• Problem statement: Copy all lines that contain the word "this".

• Task input:

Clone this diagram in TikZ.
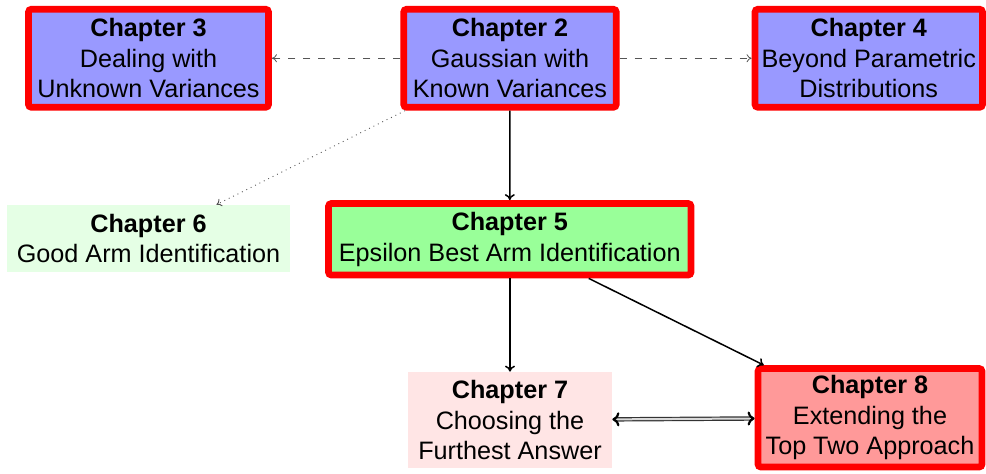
\documentclass[tikz,border=0pt]{standalone}
\usepackage{fontspec}
\setmainfont{Liberation Sans}
\usetikzlibrary{arrows.meta}
\definecolor{bluefill}{HTML}{9999FF}
\definecolor{greenfill}{HTML}{99FF99}
\definecolor{lightgreen}{HTML}{E5FFE5}
\definecolor{lightpink}{HTML}{FFE5E5}
\definecolor{redfill}{HTML}{FF9999}
\definecolor{dashgray}{HTML}{555555}
\begin{document}
\begin{tikzpicture}[x=0.5pt,y=-0.5pt,
  every node/.style={font=\fontsize{12.6}{15.3}\selectfont, align=center, inner sep=0pt},
  chapbox/.style={draw=red, line width=3.4pt, rounded corners=1.5pt},
  plainbox/.style={},
  solidarrow/.style={-{To[length=3pt,width=5pt]}, line width=0.75pt, black},
  dasharrow/.style={-{To[length=2.5pt,width=4pt]}, line width=0.4pt, dashgray, dash pattern=on 3.5pt off 4pt},
  dotarrow/.style={-{To[length=2.5pt,width=4pt]}, line width=0.45pt, dashgray, dotted},
  dblarrow/.style={{To[length=3.5pt,width=7pt,line width=1.1pt,color=black]}-{To[length=3.5pt,width=7pt,line width=1.1pt,color=black]}, line width=0.6pt, double=white!70!gray, double distance=1pt, black!80}
]
\useasboundingbox (0,0) rectangle (986,473);
\node[chapbox, fill=bluefill, minimum width=120pt, minimum height=49pt] (c3) at (148.5,58.25)
  {\textbf{Chapter 3}\\Dealing with\\Unknown Variances};
\node[chapbox, fill=bluefill, minimum width=106.25pt, minimum height=49pt] (c2) at (510,58.25)
  {\textbf{Chapter 2}\\Gaussian with\\Known Variances};
\node[chapbox, fill=bluefill, minimum width=113.75pt, minimum height=49pt] (c4) at (868.75,58.25)
  {\textbf{Chapter 4}\\Beyond Parametric\\Distributions};
\node[plainbox, fill=lightgreen, minimum width=141.5pt, minimum height=33.5pt] (c6) at (148.5,238.5)
  {\textbf{Chapter 6}\\Good Arm Identification};
\node[chapbox, fill=greenfill, minimum width=181.25pt, minimum height=35.75pt] (c5) at (509.75,239.25)
  {\textbf{Chapter 5}\\Epsilon Best Arm Identification};
\node[plainbox, fill=lightpink, minimum width=102pt, minimum height=48pt] (c7) at (510,420)
  {\textbf{Chapter 7}\\Choosing the\\Furthest Answer};
\node[chapbox, fill=redfill, minimum width=112pt, minimum height=49.25pt] (c8) at (870,417.75)
  {\textbf{Chapter 8}\\Extending the\\Top Two Approach};
\draw[dasharrow] (c2) -- (c3);
\draw[dasharrow] (c2) -- (c4);
\draw[dotarrow] (c2) -- (c6);
\draw[solidarrow] (c2) -- (c5);
\draw[solidarrow] (c5.south -| c7.north) -- (c7);
\draw[solidarrow] (c5) -- (c8);
\draw[dblarrow] (c7) -- (c8);
\end{tikzpicture}
\end{document}
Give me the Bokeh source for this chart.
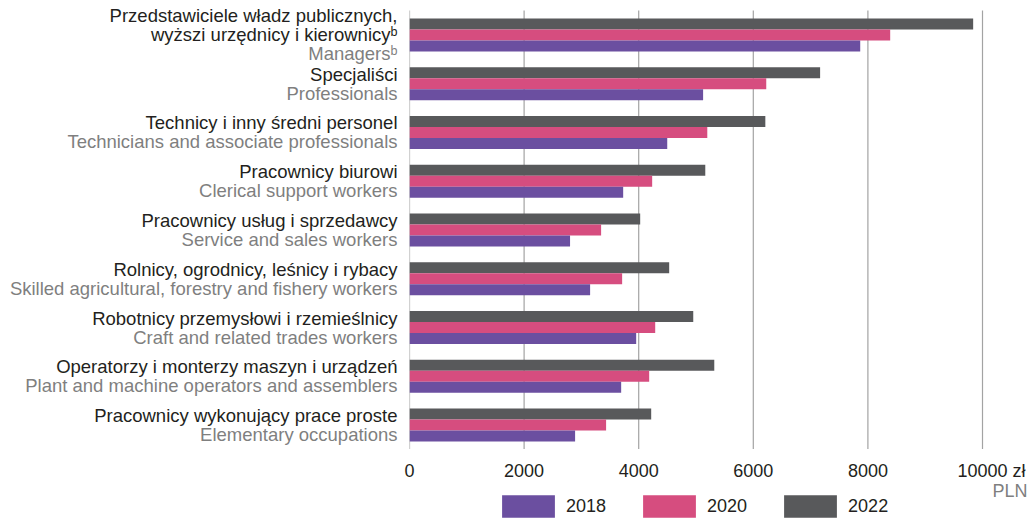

• Exercise answer:
Clone this diagram in TikZ.
Give me the Bokeh source for this chart.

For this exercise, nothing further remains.